§ Information supplied
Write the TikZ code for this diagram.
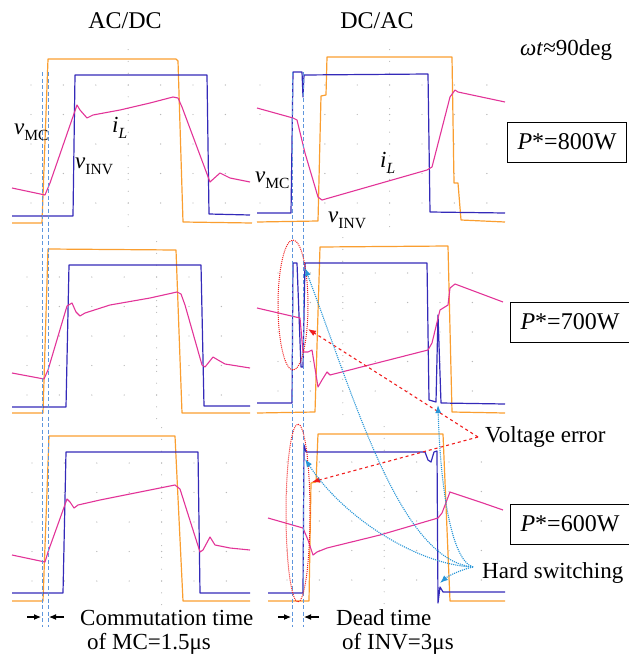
\documentclass[tikz,border=0pt]{standalone}
\usepackage{fontspec}
\setmainfont{Liberation Serif}
\usetikzlibrary{arrows.meta}
\definecolor{traceOrange}{RGB}{250,158,48}
\definecolor{traceBlue}{RGB}{52,42,185}
\definecolor{tracePink}{RGB}{226,52,152}
\definecolor{markBlue}{RGB}{95,150,220}
\definecolor{hardBlue}{RGB}{40,150,215}
\definecolor{errRed}{RGB}{240,30,30}
\newcommand{\sig}[2]{\textit{#1}\raisebox{-0.3em}{\fontsize{15.5}{15.5}\selectfont #2}}
\begin{document}
\begin{tikzpicture}[
        x=1pt, y=-1pt,
        orangeTrace/.style={draw=traceOrange, line width=1.2pt, line join=round},
        blueTrace/.style={draw=traceBlue, line width=1.2pt, line join=round},
        pinkTrace/.style={draw=tracePink, line width=1.1pt, line join=round},
        markerLine/.style={draw=markBlue, dash pattern=on 4pt off 2.5pt, line width=0.9pt},
        errRing/.style={draw=errRed, densely dotted, line width=1pt},
        errArrow/.style={draw=errRed, dashed, line width=1.1pt, -{Latex[length=8pt,width=6pt]}},
        hardArrow/.style={draw=hardBlue, densely dotted, line width=1.1pt, -{Latex[length=8pt,width=6pt]}},
        timeArrow/.style={-{Latex[length=7pt,width=6pt]}, line width=1.1pt},
        labelText/.style={font=\fontsize{23}{26}\selectfont, inner sep=0pt, anchor=base west},
        titleText/.style={font=\fontsize{24}{26}\selectfont, inner sep=0pt, anchor=base},
        powerBox/.style={draw, line width=0.8pt, minimum width=119pt, minimum height=40pt, inner sep=0pt, font=\fontsize{24}{26}\selectfont}
    ]
        \useasboundingbox (0,0) rectangle (629,656);

        % Scope grid dots
        \foreach \gx/\gy/\gn/\gc in {31/85/6/3, 260/85/7/4, 27/277/6/4, 278/273/6/2, 32/463/6/4, 287/462/6/3} {
            \foreach \i in {0,...,\gn}
                \foreach \j in {0,...,4}
                    \fill[gray!55] (\gx+32.4*\i, \gy+29.5*\j) circle (0.7pt);
            \foreach \j in {-3,...,12}
                \fill[gray!55] (\gx+32.4*\gc, \gy+11.8*\j) circle (0.6pt);
        }

        % Row 1, AC/DC
        \draw[orangeTrace] (12,223) -- (42,223) -- (48,59) -- (176,59) -- (178,61) -- (183,222) -- (252,223);
        \draw[blueTrace] (12,216) -- (73,216) -- (75,75) -- (207,75) -- (209,214) -- (250,215);
        \draw[pinkTrace] (12,188) -- (45,195) -- (50,183) -- (77,105) -- (80,110) -- (87,118) -- (93,115)
            -- (120,110) -- (150,103) -- (173,97) -- (178,98) -- (182,107) -- (210,182) -- (220,173) -- (230,178) -- (250,182);

        % Row 1, DC/AC
        \draw[orangeTrace] (257,222) -- (318,221) -- (321,96) -- (326,95) -- (327,57) -- (452,57) -- (454,183)
            -- (458,183) -- (461,220) -- (505,222);
        \draw[blueTrace] (257,213) -- (291,213) -- (293,72) -- (302,72) -- (303,97) -- (304,75) -- (428,74)
            -- (430,212) -- (505,213);
        \draw[pinkTrace] (257,108) -- (293,118) -- (297,120) -- (305,153) -- (318,197) -- (322,200) -- (427,170)
            -- (432,167) -- (450,97) -- (455,90) -- (458,92) -- (505,102);

        % Row 2, AC/DC
        \draw[orangeTrace] (12,413) -- (43,413) -- (48,249) -- (176,250) -- (182,413) -- (250,413);
        \draw[blueTrace] (12,407) -- (66,407) -- (69,265) -- (201,265) -- (204,406) -- (250,406);
        \draw[pinkTrace] (12,373) -- (44,379) -- (48,370) -- (67,306) -- (72,303) -- (76,312) -- (80,316) -- (85,313)
            -- (110,305) -- (150,298) -- (177,292) -- (181,294) -- (185,305) -- (202,365) -- (205,367) -- (213,357)
            -- (218,360) -- (225,364) -- (250,368);

        % Row 2, DC/AC
        \draw[orangeTrace] (257,413) -- (315,412) -- (320,247) -- (448,246) -- (452,412) -- (505,413);
        \draw[blueTrace] (257,403) -- (292,403) -- (293,263) -- (297,263) -- (301,367) -- (303,367) -- (305,263)
            -- (427,263) -- (429,400) -- (436,402) -- (438,315) -- (441,403) -- (505,404);
        \draw[pinkTrace] (257,308) -- (300,318) -- (303,352) -- (308,352) -- (312,350) -- (318,387) -- (322,380)
            -- (327,372) -- (330,375) -- (428,350) -- (432,343) -- (440,310) -- (448,305) -- (450,288) -- (455,284)
            -- (503,302);

        % Row 3, AC/DC
        \draw[orangeTrace] (12,601) -- (43,601) -- (49,436) -- (175,436) -- (183,601) -- (250,601);
        \draw[blueTrace] (12,593) -- (63,593) -- (66,452) -- (198,452) -- (200,593) -- (250,593);
        \draw[pinkTrace] (12,555) -- (45,562) -- (48,552) -- (67,499) -- (70,502) -- (74,508) -- (78,505)
            -- (100,500) -- (140,492) -- (175,485) -- (180,489) -- (200,552) -- (203,550) -- (210,537) -- (215,545)
            -- (230,548) -- (250,550);

        % Row 3, DC/AC
        \draw[orangeTrace] (268,601) -- (309,601) -- (311,483) -- (316,482) -- (318,434) -- (443,434) -- (450,601)
            -- (505,601);
        \draw[blueTrace] (268,593) -- (303,593) -- (304,445) -- (306,452) -- (425,452) -- (428,460) -- (431,462)
            -- (434,452) -- (437,451) -- (438,603) -- (440,587) -- (443,592) -- (505,592);
        \draw[pinkTrace] (268,518) -- (303,528) -- (308,540) -- (313,555) -- (317,552) -- (327,548) -- (380,535)
            -- (438,518) -- (442,513) -- (450,492) -- (453,493) -- (480,502) -- (503,510);

        % Commutation and dead time markers
        \draw[markerLine] (42,72) -- (42,627);
        \draw[markerLine] (48,72) -- (48,627);
        \draw[markerLine] (292,72) -- (292,627);
        \draw[markerLine] (303,72) -- (303,627);

        % Voltage error rings
        \draw[errRing] (293,305) ellipse [x radius=15pt, y radius=65pt];
        \draw[errRing] (298,513) ellipse [x radius=12pt, y radius=89pt];

        % Titles
        \node[titleText] (acdc) at (125,28) {AC/DC};
        \node[titleText] (dcac) at (377,28) {DC/AC};
        \node[labelText] (angle) at (520,55) {\textit{ωt}≈90deg};

        % Signal labels
        \node[labelText] (vmcA) at (14,134) {\sig{v}{MC}};
        \node[labelText] (ilA) at (112,132) {\sig{i}{\textit{L}}};
        \node[labelText] (vinvA) at (75,168) {\sig{v}{INV}};
        \node[labelText] (vmcB) at (255,182) {\sig{v}{MC}};
        \node[labelText] (ilB) at (380,167) {\sig{i}{\textit{L}}};
        \node[labelText] (vinvB) at (328,222) {\sig{v}{INV}};

        % Power boxes
        \node[powerBox] (pw800) at (567,142) {\textit{P}*=800W};
        \node[powerBox] (pw700) at (570,322) {\textit{P}*=700W};
        \node[powerBox] (pw600) at (570,524) {\textit{P}*=600W};

        % Annotations
        \node[labelText] (verr) at (485,442) {Voltage error};
        \node[labelText] (hsw) at (482,578) {Hard switching};
        \node[labelText] (commA) at (80,625) {Commutation time};
        \node[labelText] (commB) at (87,649) {of MC=1.5μs};
        \node[labelText] (deadA) at (336,625) {Dead time};
        \node[labelText] (deadB) at (342,649) {of INV=3μs};

        % Arrow end points
        \coordinate (verrFoot) at (478,437);
        \coordinate (errTwo) at (308,329);
        \coordinate (errThree) at (312,482);
        \coordinate (hswFoot) at (473,567);
        \coordinate (hsTwoL) at (305,268);
        \coordinate (hsTwoR) at (438,405);
        \coordinate (hsThreeL) at (305,459);
        \coordinate (hsThreeR) at (440,583);
        \coordinate (commL) at (27,617);
        \coordinate (commLt) at (41,617);
        \coordinate (commR) at (64,617);
        \coordinate (commRt) at (49,617);
        \coordinate (deadL) at (278,617);
        \coordinate (deadLt) at (291,617);
        \coordinate (deadR) at (319,617);
        \coordinate (deadRt) at (304,617);

        % Voltage error arrows
        \draw[errArrow] (verrFoot) -- (errTwo);
        \draw[errArrow] (verrFoot) -- (errThree);

        % Hard switching arrows
        \draw[hardArrow] (hswFoot) .. controls (400,560) and (355,400) .. (hsTwoL);
        \draw[hardArrow] (hswFoot) .. controls (450,560) and (440,480) .. (hsTwoR);
        \draw[hardArrow] (hswFoot) .. controls (420,565) and (345,520) .. (hsThreeL);
        \draw[hardArrow] (hswFoot) .. controls (460,570) and (448,576) .. (hsThreeR);

        % Time arrows
        \draw[timeArrow] (commL) -- (commLt);
        \draw[timeArrow] (commR) -- (commRt);
        \draw[timeArrow] (deadL) -- (deadLt);
        \draw[timeArrow] (deadR) -- (deadRt);
    \end{tikzpicture}
\end{document}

§ Goal of the exercise
With the pictures left out, restate word for word every line of the data above, from the first down to the line that contains "(0,0) rectangle (629,656);".

§ Answer in full
Write the TikZ code for this diagram.
\documentclass[tikz,border=0pt]{standalone}
\usepackage{fontspec}
\setmainfont{Liberation Serif}
\usetikzlibrary{arrows.meta}
\definecolor{traceOrange}{RGB}{250,158,48}
\definecolor{traceBlue}{RGB}{52,42,185}
\definecolor{tracePink}{RGB}{226,52,152}
\definecolor{markBlue}{RGB}{95,150,220}
\definecolor{hardBlue}{RGB}{40,150,215}
\definecolor{errRed}{RGB}{240,30,30}
\newcommand{\sig}[2]{\textit{#1}\raisebox{-0.3em}{\fontsize{15.5}{15.5}\selectfont #2}}
\begin{document}
\begin{tikzpicture}[
        x=1pt, y=-1pt,
        orangeTrace/.style={draw=traceOrange, line width=1.2pt, line join=round},
        blueTrace/.style={draw=traceBlue, line width=1.2pt, line join=round},
        pinkTrace/.style={draw=tracePink, line width=1.1pt, line join=round},
        markerLine/.style={draw=markBlue, dash pattern=on 4pt off 2.5pt, line width=0.9pt},
        errRing/.style={draw=errRed, densely dotted, line width=1pt},
        errArrow/.style={draw=errRed, dashed, line width=1.1pt, -{Latex[length=8pt,width=6pt]}},
        hardArrow/.style={draw=hardBlue, densely dotted, line width=1.1pt, -{Latex[length=8pt,width=6pt]}},
        timeArrow/.style={-{Latex[length=7pt,width=6pt]}, line width=1.1pt},
        labelText/.style={font=\fontsize{23}{26}\selectfont, inner sep=0pt, anchor=base west},
        titleText/.style={font=\fontsize{24}{26}\selectfont, inner sep=0pt, anchor=base},
        powerBox/.style={draw, line width=0.8pt, minimum width=119pt, minimum height=40pt, inner sep=0pt, font=\fontsize{24}{26}\selectfont}
    ]
        \useasboundingbox (0,0) rectangle (629,656);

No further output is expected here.